Bimbo, declina il tuo Dna. E ti ammetteremo nel nostro mondo
Pure nell’affanno del passaggio di consegne e dell’imminente trasloco il ministro Livia Turco ha trovato il tempo per ribadire, in una lunga intervista su “Radio 24”, il rigore del suo operato quanto all’emanazione delle linee guida della legge 40 . Si è trattato di un adempimento puramente «tec-ni-co», ha scandito più volte, tesa a fugare le accuse di quanti vedono nell’apertura all’analisi pre-impianto degli embrioni un tentativo di rovesciamento del dettato legislativo. Ma della scorrettezza di linee guida esalate in articulo mortis da un Governo con le ore contate questo giornale ha già scritto.
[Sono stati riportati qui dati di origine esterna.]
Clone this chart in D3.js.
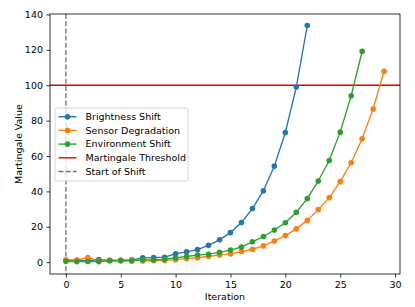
<!DOCTYPE html>
<html>
<head>
<meta charset="utf-8">
<script src="https://cdn.jsdelivr.net/npm/d3@7"></script>
<style>
  body { margin: 0; background: #fff; }
  text { font-family: "DejaVu Sans", sans-serif; }
</style>
</head>
<body>
<svg id="chart" width="415" height="307"></svg>
<script>

// martingale values read per iteration
var brightness = [1.0, 1.0, 0.8, 1.5, 0.9, 1.0, 1.2, 2.4, 2.6, 2.8, 4.7, 5.8, 7.1, 9.5,
  12.6, 16.7, 22.4, 30.3, 40.4, 54.3, 73.3, 99.0, 133.8];
var sensor = [1.2, 1.2, 2.6, 0.6, 1.2, 1.0, 1.5, 0.7, 0.8, 1.0, 1.4, 2.0, 2.5, 3.2, 4.1,
  4.7, 6.0, 7.3, 9.2, 12.0, 15.0, 18.8, 23.6, 29.7, 36.5, 45.5, 56.2, 69.8, 86.6, 107.9];
var environment = [0.5, 0.3, 0.4, 0.3, 0.8, 0.8, 0.7, 1.3, 1.3, 1.7, 2.4, 3.2, 4.0, 4.5,
  5.5, 6.8, 8.6, 11.5, 14.5, 18.2, 22.3, 28.2, 35.9, 45.9, 57.5, 73.5, 94.1, 119.2];

var seriesNames = ["Brightness Shift", "Sensor Degradation", "Environment Shift"];
var seriesColors = ["#1f77b4", "#ff7f0e", "#2ca02c"];
var threshold = 100;
var shiftStart = 0;

var xTicks = [0, 5, 10, 15, 20, 25, 30];
var yTicks = [0, 20, 40, 60, 80, 100, 120, 140];

var m = { left: 50, right: 400, top: 14, bottom: 274 };
var fs = 9.5;

var svg = d3.select("#chart");

var x = d3.scaleLinear().domain([-1.45, 30.45]).range([m.left, m.right]);
var y = d3.scaleLinear().domain([-6.7, 140.3]).range([m.bottom, m.top]);

// axes
var xAxis = svg.append("g")
  .attr("transform", "translate(0," + m.bottom + ")")
  .call(d3.axisBottom(x).tickValues(xTicks).tickSize(3.5).tickPadding(3.5).tickFormat(d3.format("d")));
var yAxis = svg.append("g")
  .attr("transform", "translate(" + m.left + ",0)")
  .call(d3.axisLeft(y).tickValues(yTicks).tickSize(3.5).tickPadding(3.5).tickFormat(d3.format("d")));

[xAxis, yAxis].forEach(function(a){
  a.select(".domain").remove();
  a.selectAll("line").attr("stroke", "#000").attr("stroke-width", 0.8);
  a.selectAll("text").attr("font-size", fs).attr("fill", "#000")
    .style("font-family", "DejaVu Sans, sans-serif");
});

// reference lines
svg.append("line")
  .attr("x1", m.left).attr("x2", m.right)
  .attr("y1", y(threshold)).attr("y2", y(threshold))
  .attr("stroke", "#e00000").attr("stroke-width", 1.35);

svg.append("line")
  .attr("x1", x(shiftStart)).attr("x2", x(shiftStart))
  .attr("y1", m.top).attr("y2", m.bottom)
  .attr("stroke", "#000").attr("stroke-opacity", 0.55)
  .attr("stroke-width", 1.35).attr("stroke-dasharray", "5,2.2");

// series
var line = d3.line()
  .x(function(d, i){ return x(i); })
  .y(function(d){ return y(d); });

[brightness, sensor, environment].forEach(function(data, k){
  var g = svg.append("g");
  g.append("path")
    .attr("d", line(data))
    .attr("fill", "none")
    .attr("stroke", seriesColors[k])
    .attr("stroke-width", 1.35);
  g.selectAll("circle")
    .data(data)
    .enter().append("circle")
    .attr("cx", function(d, i){ return x(i); })
    .attr("cy", function(d){ return y(d); })
    .attr("r", 2.8)
    .attr("fill", seriesColors[k]);
});

// frame
svg.append("rect")
  .attr("x", m.left).attr("y", m.top)
  .attr("width", m.right - m.left).attr("height", m.bottom - m.top)
  .attr("fill", "none").attr("stroke", "#000").attr("stroke-width", 0.8);

// axis titles
svg.append("text")
  .attr("x", (m.left + m.right) / 2).attr("y", 300)
  .attr("text-anchor", "middle").attr("font-size", fs)
  .text("Iteration");

svg.append("text")
  .attr("transform", "translate(22," + ((m.top + m.bottom) / 2) + ") rotate(-90)")
  .attr("text-anchor", "middle").attr("font-size", fs)
  .text("Martingale Value");

// legend
var legendItems = [
  { name: seriesNames[0], color: seriesColors[0], marker: true },
  { name: seriesNames[1], color: seriesColors[1], marker: true },
  { name: seriesNames[2], color: seriesColors[2], marker: true },
  { name: "Martingale Threshold", color: "#e00000", marker: false },
  { name: "Start of Shift", color: "#000", marker: false, dashed: true }
];

var legend = svg.append("g").attr("transform", "translate(55,108)");
legend.append("rect")
  .attr("width", 133).attr("height", 73).attr("rx", 2)
  .attr("fill", "#fff").attr("fill-opacity", 0.8)
  .attr("stroke", "#ccc").attr("stroke-width", 0.8);

var item = legend.selectAll("g.item")
  .data(legendItems)
  .enter().append("g")
  .attr("class", "item")
  .attr("transform", function(d, i){ return "translate(0," + (8.7 + i * 13.7) + ")"; });

item.append("line")
  .attr("x1", 3.5).attr("x2", 21.5)
  .attr("stroke", function(d){ return d.color; })
  .attr("stroke-opacity", function(d){ return d.dashed ? 0.55 : 1; })
  .attr("stroke-width", 1.35)
  .attr("stroke-dasharray", function(d){ return d.dashed ? "5,2.2" : null; });

item.filter(function(d){ return d.marker; })
  .append("circle")
  .attr("cx", 12.5).attr("r", 2.8)
  .attr("fill", function(d){ return d.color; });

item.append("text")
  .attr("x", 30.5).attr("dy", "0.35em")
  .attr("font-size", fs)
  .text(function(d){ return d.name; });

</script>
</body>
</html>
Piuttosto, colpiscono alcune argomentazioni del ministro in difesa della analisi pre-impianto, nel caso di genitori portatori di malattie genetiche (categoria che peraltro la legge 40 non prevedeva, essendo destinata – articolo 4 – alle sole coppie sterili). Dunque secondo la Turco la legge vieta, sì, ogni selezione eugenetica.
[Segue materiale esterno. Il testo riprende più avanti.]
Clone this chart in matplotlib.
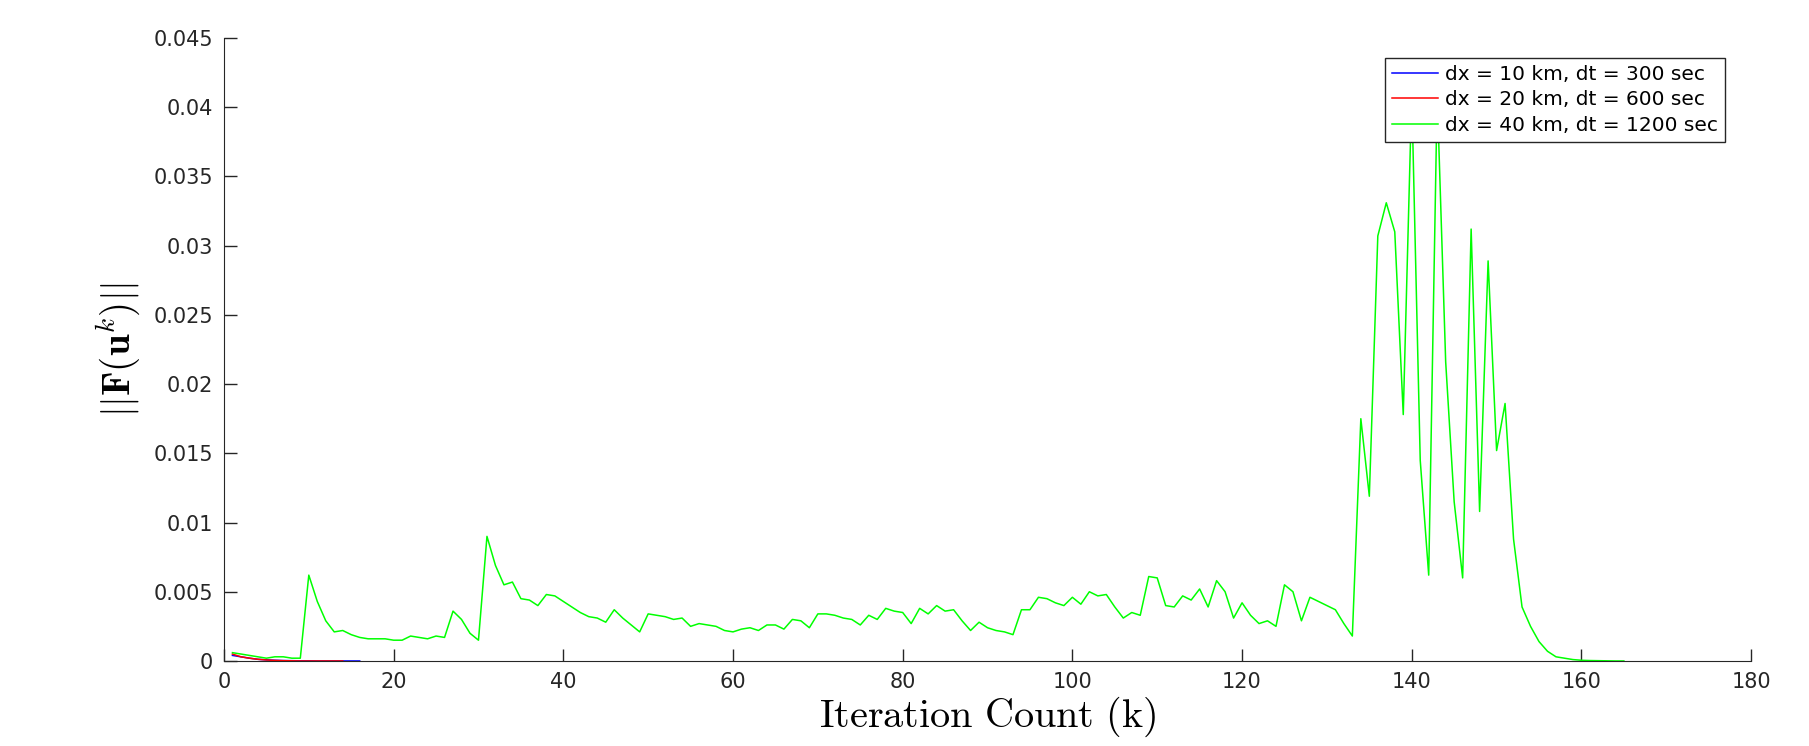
import matplotlib
matplotlib.use('Agg')
import matplotlib.pyplot as plt
import numpy as np

plt.rcParams['mathtext.fontset'] = 'cm'

# ||F(u^k)|| per iteration
k_10 = np.arange(1, 17)
res_10 = [0.0004, 0.0003, 0.0002, 0.00012, 0.00008, 0.00005, 0.00003, 0.00002,
          0.00001, 0.00001, 0.0, 0.0, 0.0, 0.0, 0.0, 0.0]

k_20 = np.arange(1, 15)
res_20 = [0.0005, 0.0003, 0.0002, 0.00012, 0.00007, 0.00004, 0.00002, 0.00001,
          0.0, 0.0, 0.0, 0.0, 0.0, 0.0]

k_40 = np.arange(1, 166)
res_40 = [
    0.0006, 0.0005, 0.0004, 0.0003, 0.0002, 0.0003, 0.0003, 0.0002, 0.0002, 0.0062,   # 1-10
    0.0043, 0.0029, 0.0021, 0.0022, 0.0019, 0.0017, 0.0016, 0.0016, 0.0016, 0.0015,  # 11-20
    0.0015, 0.0018, 0.0017, 0.0016, 0.0018, 0.0017, 0.0036, 0.0030, 0.0020, 0.0015,  # 21-30
    0.0090, 0.0069, 0.0055, 0.0057, 0.0045, 0.0044, 0.0040, 0.0048, 0.0047, 0.0043,  # 31-40
    0.0039, 0.0035, 0.0032, 0.0031, 0.0028, 0.0037, 0.0031, 0.0026, 0.0021, 0.0034,  # 41-50
    0.0033, 0.0032, 0.0030, 0.0031, 0.0025, 0.0027, 0.0026, 0.0025, 0.0022, 0.0021,  # 51-60
    0.0023, 0.0024, 0.0022, 0.0026, 0.0026, 0.0023, 0.0030, 0.0029, 0.0024, 0.0034,  # 61-70
    0.0034, 0.0033, 0.0031, 0.0030, 0.0026, 0.0033, 0.0030, 0.0038, 0.0036, 0.0035,  # 71-80
    0.0027, 0.0038, 0.0034, 0.0040, 0.0036, 0.0037, 0.0029, 0.0022, 0.0028, 0.0024,  # 81-90
    0.0022, 0.0021, 0.0019, 0.0037, 0.0037, 0.0046, 0.0045, 0.0042, 0.0040, 0.0046,  # 91-100
    0.0041, 0.0050, 0.0047, 0.0048, 0.0039, 0.0031, 0.0035, 0.0033, 0.0061, 0.0060,  # 101-110
    0.0040, 0.0039, 0.0047, 0.0044, 0.0052, 0.0039, 0.0058, 0.0050, 0.0031, 0.0042,  # 111-120
    0.0033, 0.0027, 0.0029, 0.0025, 0.0055, 0.0050, 0.0029, 0.0046, 0.0043, 0.0040,  # 121-130
    0.0037, 0.0027, 0.0018, 0.0175, 0.0119, 0.0307, 0.0331, 0.0310, 0.0178, 0.0410,  # 131-140
    0.0145, 0.0062, 0.0410, 0.0216, 0.0115, 0.0060, 0.0312, 0.0108, 0.0289, 0.0152,  # 141-150
    0.0186, 0.0088, 0.0039, 0.0025, 0.0014, 0.0007, 0.0003, 0.0002, 0.0001, 0.00005, # 151-160
    0.00003, 0.00002, 0.00001, 0.0, 0.0,                                                # 161-165
]

labels = ['dx = 10 km, dt = 300 sec', 'dx = 20 km, dt = 600 sec',
          'dx = 40 km, dt = 1200 sec']

fig = plt.figure(figsize=(18.09, 7.46), dpi=100)
ax = fig.add_axes([0.1238, 0.114, 0.8442, 0.835])

ax.plot(k_10, res_10, color=(0, 0, 1), lw=1.1, label=labels[0])
ax.plot(k_20, res_20, color=(1, 0, 0), lw=1.1, label=labels[1])
ax.plot(k_40, res_40, color=(0, 1, 0), lw=1.1, label=labels[2])

ax.set_xlim(0, 180)
ax.set_ylim(0, 0.045)
ax.set_xticks(np.arange(0, 181, 20))
ax.set_yticks(np.arange(0, 0.0451, 0.005))
ax.set_yticklabels(['0', '0.005', '0.01', '0.015', '0.02', '0.025', '0.03',
                    '0.035', '0.04', '0.045'])
ax.tick_params(direction='in', length=9, width=1, colors='#262626',
               labelsize=15, pad=8)
for s in ['top', 'right']:
    ax.spines[s].set_visible(False)
for s in ['left', 'bottom']:
    ax.spines[s].set_color('#262626')

ax.set_xlabel(r'$\mathrm{Iteration\ Count\ (k)}$', fontsize=29, labelpad=2)
ax.set_ylabel(r'$||\mathbf{F}(\mathbf{u}^k)||$', fontsize=28, labelpad=8)

leg = ax.legend(loc='upper right', bbox_to_anchor=(0.983, 0.968), fontsize=14.5,
                fancybox=False, edgecolor='#262626', framealpha=1,
                borderpad=0.35, labelspacing=0.32, handlelength=2.3,
                handletextpad=0.35, borderaxespad=0)
leg.get_frame().set_linewidth(1.0)

fig.savefig('out.png', dpi=100)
La selezione praticata da una coppia malata non tenderebbe però a sopprimere la malformazione, ma, in analogia con quanto afferma la legge sull’aborto, a proteggere la salute psichica della madre, che dalla malformazione del figlio verrebbe messa in pericolo. Ci sarebbe dunque, pare di capire, una eugenetica “cattiva”, quella progettata dagli Stati totalitari, e una eugenetica “buona”, a carattere privato e familiare. Ragione della prima è la eliminazione dalla società degli individui imperfetti, della seconda la difesa della serenità e dell’equilibrio dei genitori. Una differenza fine, anche se poi il risultato di eugenetica cattiva e buona è uguale: la eliminazione del nascituro inadeguato.
In effetti, la posizione della Turco riflette un diffuso pensiero: la selezione dei figli dettata da un potere pubblico, come oggi in Cina con le figlie femmine è, naturalmente, inaccettabile; quella dovuta a ragioni private è lecita, e quasi una premurosa attenzione.
Lo ha chiarito lo stesso ministro, parlando non solo di un diritto, “ma anche di un dovere” delle coppie a conoscere con ogni indagine la salute dell’embrione. “Non si tratta di eugenetica – ha spiegato – ma di un principio etico morale che fa riferimento alla capacità di accoglienza del figlio”.
Da una norma che si proponeva solo di aiutare le coppie sterili si passa di fatto alla liceità del sezionamento della creatura in fieri, onde accertare senormale abbastanza perchi genitori ne reggano l’accoglienza. Lo spirito originario della legge , si direbbe, si è un po’ allargato. È questo «dovere» dei genitori di conoscere eventuali malformazioni del nascituro, che ci preoccupa. E non solo perché prelude, quasi inevitabilmente, al rifiuto di quel figlio. Ma proprio per il pensiero che sta dietro questa pretesa. Quasi un chiedere alla creatura generata di declinare il suo Dna, come un passaporto per essere ammesso in questo mondo. Se il passaporto non è in regola, espulso: come un clandestino che tenti il passaggio in Occidente. Non solo un «diritto» dei genitori verificare un Dna regolare, ma un «dovere». Quasi fosse eticamente scorretto accettare un figlio come viene, coi suoi difetti e magari i suoi handicap. Quasi fosse irresponsabile lasciarlo entrare nel mondo senza indagarlo preventivamente – con quel che costa socialmente, oggigiorno, assistere certi malati.
La eugenetica privata, e quindi corretta; e «il diritto alla salute»che si metamorfizza quasi in un imperativo a mettere al mondo figli sani. Più ancora che le linee guida, è la filosofia del ministro a preoccuparci. E quell’ansia – a referendum perduto, a mandato scaduto – di sistemare le cose, comunque, nel modo «giusto»– giusto secondo un pensiero in cui la maggioranza degli italiani non si riconosce.